At the end of July, I had a debilitating bout with my dilapidated car (which included, but wasn’t limited to: a broken axle, two new tires, new brakes, a new battery and a faulty transmission), which turned into a catalyst for anti-social behavior.  I’d been feeling  down and further than out, especially when I had to break several longstanding plans – including attending a wedding of a childhood friend so once the car was finally fixed, getting out of town and into the bold, beautiful outdoors seemed like the only solution.  Though our sights were set on Shambhala, we were equally excited to travel off the beaten path and see what there was to see on our way.  Last year on our drive, we admired Oregon’s Multnomah Falls from afar – but this year, we’d made it a mission to see it up close and personal – and man, was it ever worth it!

Photo Cred: Daniel Leist Photography

Located about two hours from my family in Corvallis but less than 45 minutes East of Portland in Oregon, Multnomah Falls sits on the Oregon side of the Columbia River Gorge and relieves itself into Benson Lake.  The tallest waterfall in Oregon, Multnomah Falls is a year round, two tiered waterfall that measures in at a magnificent 620′ between the upper and lower falls.  For those that are feeling a little frisky, you can even take a quick quarter-mile jaunt over the Benson Bridge and get an up close and personal view of the falls from the footpath – or try your endurance and hike your way to the top for a birds eye view of the Columbia!  If you are among the daring that do, you’ve just marched over a mile – and you conquered the first part of the 6.5 mile Larch Mountain Trail.

Back in 1915, Philanthropist and Entrepreneur Simon Benson loaned the City of Portland the nearly $6000 necessary to purchase Multnomah Falls and build the bridge sitting at 105′.  Ask any of my friends, I’m beyond terrified of heights – but with a bridge as cemented and sturdy as that, I felt safe beyond belief…as long as I stayed with one hand on the railing and did my best to not look down.

Built in 1925 by the City of Portland to encourage tourism, the Multnomah Falls Lodge sits plush at the bottom of Larch Mountain.  Not only is the venue documented on the National Register of Historic Places but it provides a wonderful deviation from your road trip complete with snacks, coffee and all the touristy knick-knacks you could dream of.  If you’re in the area tomorrow, September 9th, Multnomah Falls and her sister waterfall Wahkeena are celebrating a century as a public park in the Lodge plaza – head on down and join in on the memories!

For more on Multnomah Falls head to their socials – Website | Facebook | Yelp

“Nature loves courage.
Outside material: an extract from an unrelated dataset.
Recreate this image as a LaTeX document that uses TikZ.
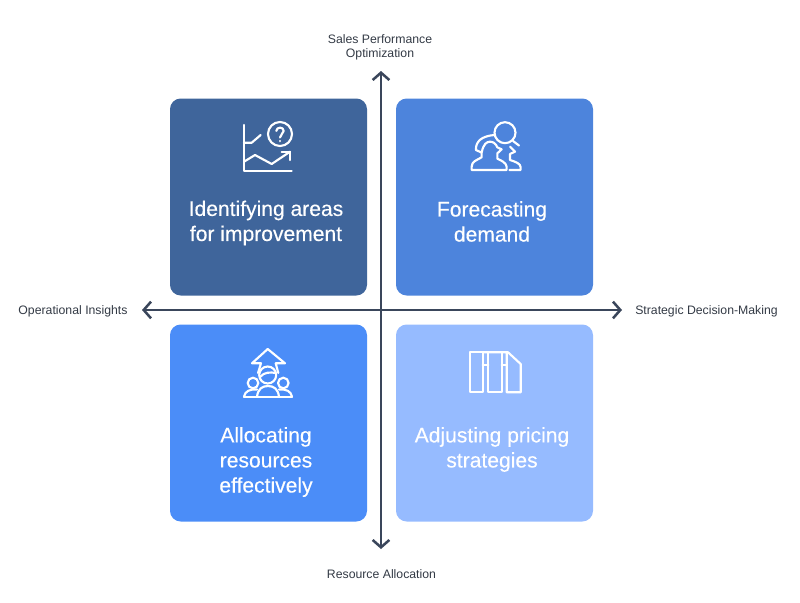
\documentclass[tikz,border=0pt]{standalone}
\usepackage{fontspec}
\setmainfont{Liberation Sans}
\newfontfamily\titlefont[FakeBold=0.25]{Liberation Sans}
\usepackage{tikz}
\usetikzlibrary{arrows.meta}
\definecolor{axisink}{HTML}{3A465B}
\definecolor{labelink}{HTML}{333A45}
\definecolor{cardA}{HTML}{3F659B}
\definecolor{cardB}{HTML}{4D84DC}
\definecolor{cardC}{HTML}{4B8DF8}
\definecolor{cardD}{HTML}{96BBFF}
\tikzstyle{card}      = [minimum width=147.75pt, minimum height=147.75pt, rounded corners=8pt, inner sep=0pt]
\tikzstyle{title}     = [text=white, font=\titlefont\fontsize{15.8pt}{18.8pt}\selectfont, align=center, inner sep=0pt]
\tikzstyle{axislabel} = [text=labelink, font=\fontsize{9.2pt}{10.6pt}\selectfont, align=center, inner sep=0pt]
\tikzstyle{axisline}  = [line width=1.9pt, draw=axisink, {Straight Barb[length=5.5pt,width=12.5pt,line width=1.9pt]}-{Straight Barb[length=5.5pt,width=12.5pt,line width=1.9pt]}]
\tikzstyle{icon}      = [draw=white, line width=1.6pt, line join=round, line cap=round]

\begin{document}
\begin{tikzpicture}[x=0.75pt,y=-0.75pt]
        \useasboundingbox (0,0) rectangle (800,603);

        \node[card, fill=cardA] (improve) at (268.5,197) {};
        \node[card, fill=cardB] (forecast) at (494.5,197) {};
        \node[card, fill=cardC] (allocate) at (268.5,423) {};
        \node[card, fill=cardD] (pricing) at (494.5,423) {};

        \node[title] (improvetext) at (266,223) {Identifying areas\\for improvement};
        \node[title] (forecasttext) at (492,221.5) {Forecasting\\demand};
        \node[title] (allocatetext) at (266,462) {Allocating\\resources\\effectively};
        \node[title] (pricingtext) at (492,449.5) {Adjusting pricing\\strategies};

        \coordinate (north) at (381,71);
        \coordinate (south) at (381,549);
        \coordinate (west) at (142,310);
        \coordinate (east) at (622,310);
        \draw[axisline] (south) -- (north);
        \draw[axisline] (west) -- (east);

        \node[axislabel] (salesperf) at (380,47) {Sales Performance\\Optimization};
        \node[axislabel] (resource) at (381.5,574.5) {Resource Allocation};
        \node[axislabel] (operational) at (73,311) {Operational Insights};
        \node[axislabel] (strategic) at (706.5,311) {Strategic Decision-Making};

        % chart with question mark
        \draw[icon] (244,125) -- (244,170.7) -- (291.7,170.7);
        \draw[icon] (244,142.7) -- (251.7,142.7) -- (260.7,135);
        \draw[icon] (280,134) circle (12);
        \draw[icon] (244,161.7) -- (255,155) -- (271.7,164) -- (290,151.7);
        \draw[icon] (281.7,151.7) -- (290,151.7) -- (290,160);
        \draw[icon] (276.3,131) .. controls (276.5,126.5) and (283.7,126.5) .. (283.7,131) .. controls (283.7,134) and (280,134) .. (280,137.5);
        \draw[icon] (280,141) -- (280,141.2);

        % people with magnifier
        \draw[icon] (505,132.7) circle (10.5);
        \draw[icon] (513,141) -- (519,145.5);
        \begin{scope}[shift={(460,110)},x=0.25pt,y=-0.25pt]
        \draw[icon] (48,120) .. controls (46,95) and (65,78) .. (103,75);
        \draw[icon] (48,120) -- (65,128) -- (65,142) .. controls (50,150) and (35,155) .. (35,170) -- (35,180) -- (140,180) -- (140,170) .. controls (138,158) and (125,152) .. (112,146) -- (112,130) -- (125,118) -- (112,112) .. controls (108,100) and (98,95) .. (90,95) .. controls (80,95) and (70,102) .. (65,128);
        \draw[icon] (150,110) -- (165,125) -- (150,132) -- (150,150) .. controls (165,155) and (182,160) .. (182,172) -- (182,180) -- (148,180);
        \end{scope}

        % arrow over three people
        \draw[icon] (258,373) -- (261,363.3) -- (252,363.3) -- (267.7,349) -- (285,363.3) -- (275.7,363.3) -- (278.3,373);
        \draw[icon] (267.7,375) circle (8.5);
        \draw[icon] (260,377) .. controls (264,372) and (271,372) .. (275.5,373);
        \draw[icon] (253,383) circle (5.3);
        \draw[icon] (283.3,383) circle (5.3);
        \draw[icon] (244,396.7) -- (292,396.7);
        \draw[icon] (244,396.7) .. controls (245,391) and (250,389) .. (257,389.5);
        \draw[icon] (292,396.7) .. controls (291,391) and (286,389) .. (279,389.5);
        \draw[icon] (257,396.7) .. controls (258,389) and (262,386) .. (268,386) .. controls (274,386) and (278,389) .. (279,396.7);

        % book columns
        \draw[icon] (470,352.3) rectangle (482.7,392.3);
        \draw[icon] (488.3,352.3) rectangle (501.7,392.3);
        \draw[icon] (482.7,352.3) -- (508,352.3) -- (520.7,364) -- (520.7,392.3) -- (506.7,392.3) -- (506.7,352.3);
        \draw[icon] (482.7,365) -- (488.3,365);
        \draw[icon] (501.7,365) -- (506.7,365);
\end{tikzpicture}
\end{document}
You make the commitment and nature will respond to that commitment by removing impossible obstacles. Dream the impossible dream and the world will not grind you under, it will lift you up. This is the trick. This is what all these teachers and philosophers who really counted, who really touched the alchemical gold, this is what they understood. This is the shamanic dance in the waterfall. This is how magic is done. By hurling yourself into the abyss and discovering it’s a feather bed.”